There is also a procedure for resolving disputes between the States Parties to the Convention when mutual agreement cannot be reached. The option provided is for the dispute to be examined at a second stage by an arbitration commission.

Under the Convention, in the absence of an specific reference to an elective clause in the List of Reservations and Notifications, it means that the clause has not been chosen by the State concerned  and will not apply to treaties concluded by that State. However, the Republic of Bulgaria has not chosen in its List of Reservations and Notifications to apply the provisions relating to arbitration. They are therefore inapplicable to the agreements concluded by the Republic of Bulgaria.
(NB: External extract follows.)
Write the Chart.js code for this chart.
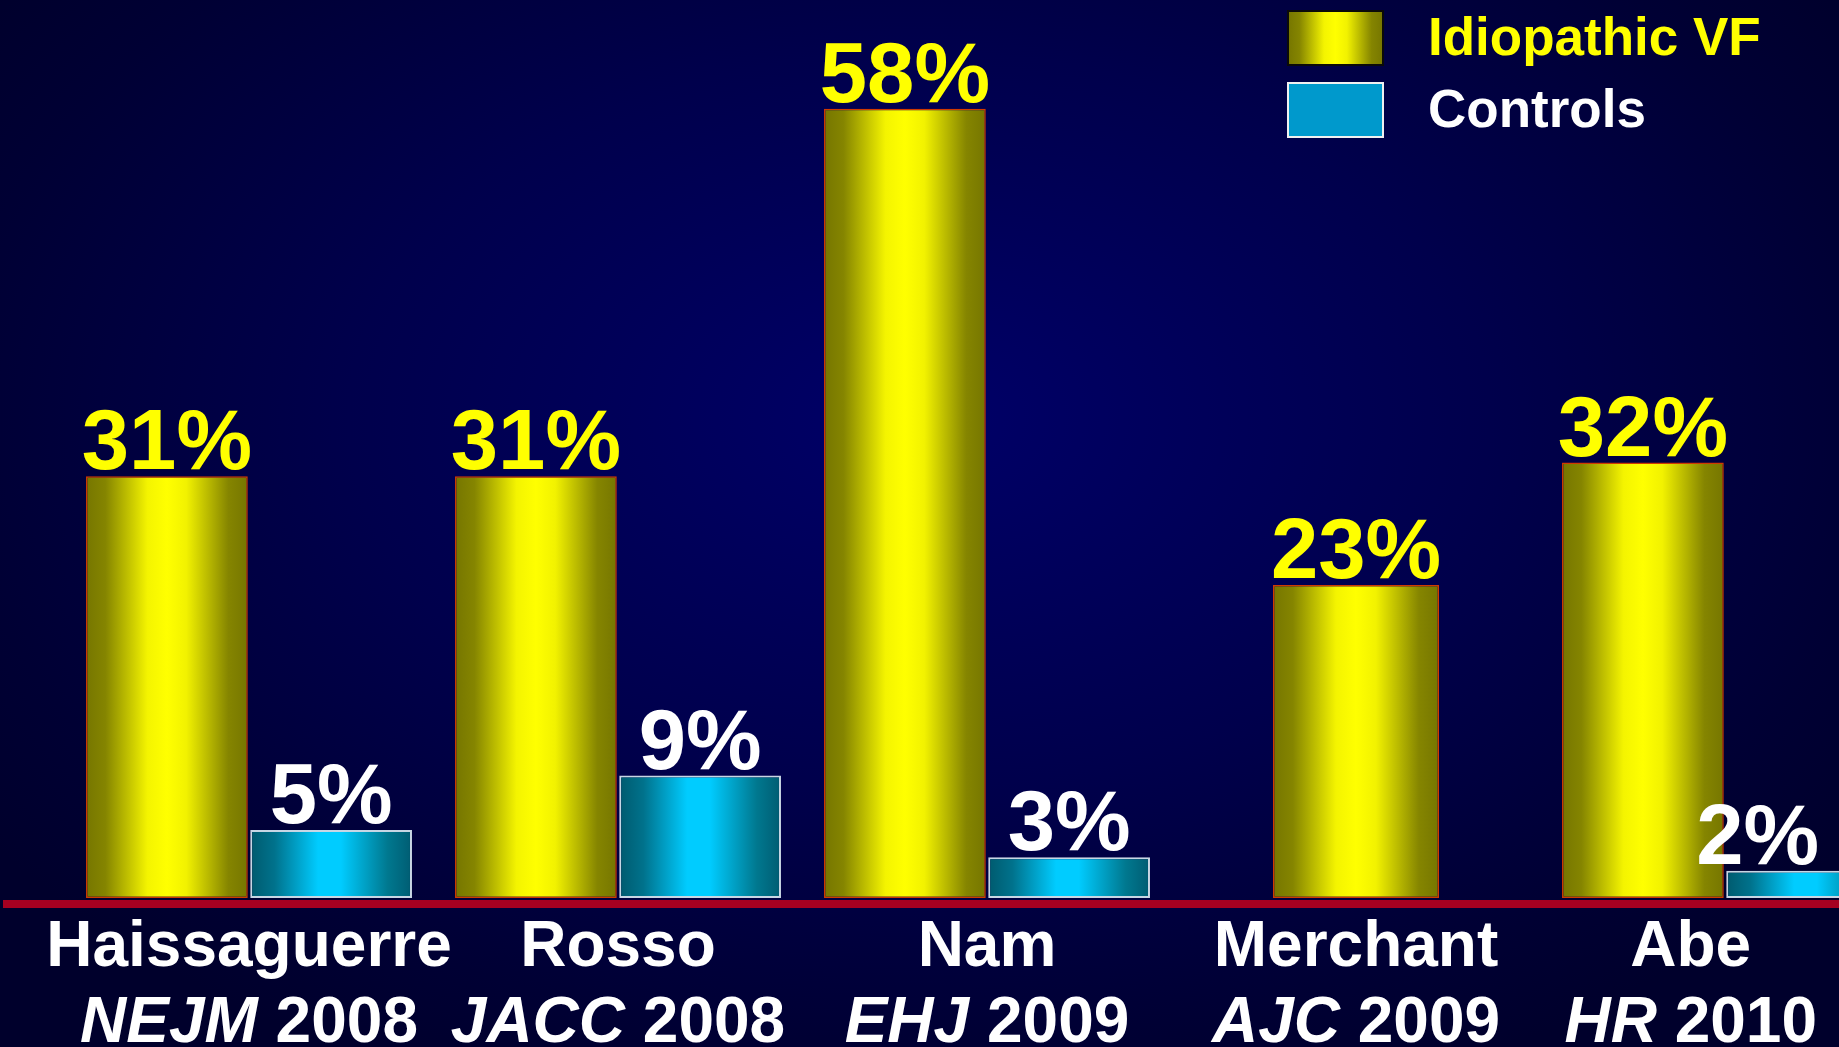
<!DOCTYPE html>
<html>
<head>
<meta charset="utf-8">
<script src="https://cdn.jsdelivr.net/npm/chart.js@4.4.1/dist/chart.umd.min.js"></script>
<style>
  html, body { margin: 0; padding: 0; overflow: hidden; }
  body {
    width: 1839px; height: 1047px;
    background: radial-gradient(ellipse 62% 70% at 50% 40%, #000068 0%, #00004c 50%, #000034 85%, #00002c 100%);
  }
  canvas { display: block; }
</style>
</head>
<body>
<canvas id="vfChart" width="1839" height="1047"></canvas>
<script>
// studies along the x axis
const authors = ['Haissaguerre', 'Rosso', 'Nam', 'Merchant', 'Abe'];
const journals = ['NEJM', 'JACC', 'EHJ', 'AJC', 'HR'];
const years = ['2008', '2008', '2009', '2009', '2010'];

// prevalence of early repolarization (%)
const idiopathicVF = [31, 31, 58, 23, 32];
const controls = [5, 9, 3, null, 2];

const seriesNames = ['Idiopathic VF', 'Controls'];
const valueColors = ['#ffff00', '#ffffff'];

const FONT = "'Liberation Sans', Arial, Helvetica, sans-serif";

// cylinder-like shading across each bar
const vfStops = [[0, '#767600'], [0.12, '#858500'], [0.38, '#f4f400'], [0.5, '#ffff00'], [0.62, '#f2f200'], [0.88, '#858500'], [1, '#767600']];
const ctrlStops = [[0, '#005a6e'], [0.15, '#00728c'], [0.42, '#00ccff'], [0.56, '#00ccff'], [0.85, '#00788f'], [1, '#005c72']];

function horizGradient(ctx, x0, x1, stops) {
  const g = ctx.createLinearGradient(x0, 0, x1, 0);
  stops.forEach(s => g.addColorStop(s[0], s[1]));
  return g;
}

function barFill(c, stops, fallback) {
  const el = c.element;
  if (!el || !isFinite(el.x) || !isFinite(el.width)) return fallback;
  return horizGradient(c.chart.ctx, el.x - el.width / 2, el.x + el.width / 2, stops);
}

// red floor line under the bars
const baseLine = {
  id: 'baseLine',
  afterDatasetsDraw(chart) {
    const ctx = chart.ctx;
    const y0 = chart.scales.y.getPixelForValue(0);
    ctx.save();
    ctx.fillStyle = '#a50021';
    ctx.fillRect(3, y0 + 2, chart.width - 3, 8);
    ctx.restore();
  }
};

// percentage above every bar
const valueLabels = {
  id: 'valueLabels',
  afterDatasetsDraw(chart) {
    const ctx = chart.ctx;
    ctx.save();
    ctx.font = `bold 85px ${FONT}`;
    ctx.textAlign = 'center';
    ctx.textBaseline = 'alphabetic';
    chart.data.datasets.forEach((ds, di) => {
      const meta = chart.getDatasetMeta(di);
      ctx.fillStyle = valueColors[di];
      meta.data.forEach((el, i) => {
        const v = ds.data[i];
        if (v == null) return;
        const txt = v + '%';
        const half = ctx.measureText(txt).width / 2;
        const x = Math.min(el.x, chart.width - 20 - half);
        ctx.fillText(txt, x, el.y - 7);
      });
    });
    ctx.restore();
  }
};

// two-line study labels: author, then italic journal + year
const studyLabels = {
  id: 'studyLabels',
  afterDraw(chart) {
    const ctx = chart.ctx;
    const xs = chart.scales.x;
    const bottom = chart.chartArea.bottom;
    const plain = `bold 64px ${FONT}`;
    const ital = `italic bold 64px ${FONT}`;
    ctx.save();
    ctx.fillStyle = '#ffffff';
    ctx.textBaseline = 'alphabetic';
    authors.forEach((name, i) => {
      ctx.font = plain;
      const wName = ctx.measureText(name).width;
      const wYear = ctx.measureText(' ' + years[i]).width;
      ctx.font = ital;
      const wJour = ctx.measureText(journals[i]).width;
      const w2 = wJour + wYear;
      const half = Math.max(wName, w2) / 2;
      let cx = xs.getPixelForValue(i);
      cx = Math.max(12 + half, Math.min(cx, chart.width - 22 - half));

      ctx.font = plain;
      ctx.textAlign = 'center';
      ctx.fillText(name, cx, bottom + 68);

      ctx.textAlign = 'left';
      let x = cx - w2 / 2;
      ctx.font = ital;
      ctx.fillText(journals[i], x, bottom + 144);
      ctx.font = plain;
      ctx.fillText(' ' + years[i], x + wJour, bottom + 144);
    });
    ctx.restore();
  }
};

// legend in the top right corner
const cornerLegend = {
  id: 'cornerLegend',
  afterDraw(chart) {
    const ctx = chart.ctx;
    const sx = 1288, sw = 95, sh = 54;
    const rows = [11, 83];
    ctx.save();
    // yellow swatch
    ctx.fillStyle = horizGradient(ctx, sx, sx + sw, vfStops);
    ctx.fillRect(sx, rows[0], sw, sh);
    ctx.strokeStyle = '#0a0a0a';
    ctx.lineWidth = 2;
    ctx.strokeRect(sx, rows[0], sw, sh);
    // blue swatch
    ctx.fillStyle = '#0099cc';
    ctx.fillRect(sx, rows[1], sw, sh);
    ctx.strokeStyle = '#f0f0f0';
    ctx.strokeRect(sx, rows[1], sw, sh);

    ctx.font = `bold 53px ${FONT}`;
    ctx.textAlign = 'left';
    ctx.textBaseline = 'alphabetic';
    seriesNames.forEach((name, i) => {
      ctx.fillStyle = valueColors[i];
      ctx.fillText(name, 1428, rows[i] + 44);
    });
    ctx.restore();
  }
};

const chart = new Chart(document.getElementById('vfChart'), {
  type: 'bar',
  data: {
    labels: authors,
    datasets: [
      {
        label: seriesNames[0],
        data: idiopathicVF,
        backgroundColor: c => barFill(c, vfStops, '#e0e000'),
        borderColor: '#d03a00',
        borderWidth: 1.5,
        borderSkipped: false,
        categoryPercentage: 0.89,
        barPercentage: 0.985,
        maxBarThickness: 166,
        skipNull: true,
        clip: false
      },
      {
        label: seriesNames[1],
        data: controls,
        backgroundColor: c => barFill(c, ctrlStops, '#00a8d8'),
        borderColor: '#c8d6e4',
        borderWidth: 2,
        borderSkipped: false,
        categoryPercentage: 0.89,
        barPercentage: 0.985,
        maxBarThickness: 166,
        skipNull: true,
        clip: false
      }
    ]
  },
  options: {
    responsive: false,
    animation: false,
    devicePixelRatio: 1,
    layout: { padding: { left: 249, right: 114, top: 0, bottom: 149 } },
    scales: {
      x: { display: false, offset: false },
      y: { display: false, min: 0, max: 66 }
    },
    plugins: {
      legend: { display: false },
      tooltip: { enabled: false }
    }
  },
  plugins: [baseLine, valueLabels, studyLabels, cornerLegend]
});

// second pass so the bar gradients can use the laid-out bar positions
chart.update('none');
</script>
</body>
</html>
The Bill also specifies the time when the Convention will enter into force if duly ratified. Its legal effect will take place for the Republic of Bulgaria on the first day of the month following the expiration of a period of three calendar months counted from the date of deposit of the instrument of ratification with the Secretary-General of the OECD. The Convention will apply to a double tax agreement after both parties to the agreement have ratified, accepted or approved the Convention and after a certain period of time has elapsed for reasons of legal certainty. It remains to be seen whether the National Assembly will pass a law ratifying the Convention.